= Crook County School District =

School district in Oregon, United States

Crook County School District (CCSD) is a school district headquartered in Prineville, Oregon.

Its boundary includes all of Crook County, as well as sections of Deschutes County.

Crook County School District has 3,352 students in grades PK, K-12 with a student-teacher ratio of 17 to 1. According to state test scores, 36% of students are at least proficient in math and 49% in reading.

==History==

The Brothers School District consolidated into the Crook County district effective 2006.

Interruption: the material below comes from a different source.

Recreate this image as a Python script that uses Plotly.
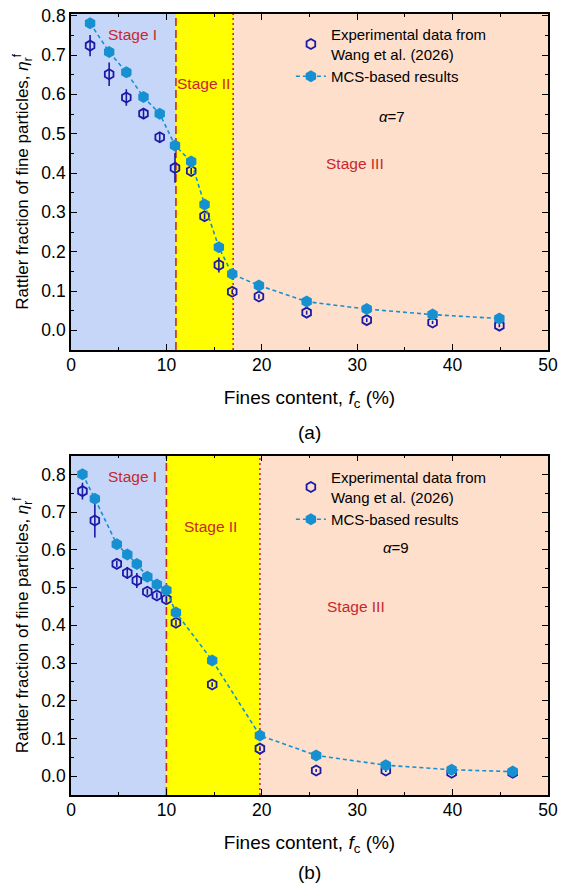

Melissa Skinner became the superintendent in 2024.

==Schools==
- High schools
- Crook County High School - All of Crook County is zoned to this school.
- Pioneer Secondary Alternative High School (alternative)

- Middle school
- Crook County Middle School

- Elementary schools
- Barnes Butte Elementary School
- Crooked River Elementary School
- Steins Pillar Elementary School

- K-8 schools
- Brothers Elementary School (rural) - The grounds include the current school building, a one room schoolhouse, as well as the former school, used for storage. The school has a teachers residence and relies on a well. In 2023 it had a four day school week, with two teachers alternating days. In 2023 its student count was six. The Brothers School closed in 2006, but it reopened in 2015. The facility was formerly operated by the Brothers School District.
- Paulina Elementary School (rural) - What became the school's main building opened in 1949.
- Powell Butte Community Charter School - In 2009 it became a charter school as per a vote from the district board of trustees. This went forward instead of an initial decision to close the school. The district sought to close the school due to a reduced budget. The impetus to convert to a charter came before the school district formally sought to close the school, as parents felt a closure would be likely upon seeing the grade span reduced to ending at the third grade instead of ending at the sixth grade. In response, people in Powell Butte did fundraising so the school would instead have its grade span up to the fifth grade. A $505,000 grant was used to help establish the charter for the school. The school relies on a septic tank.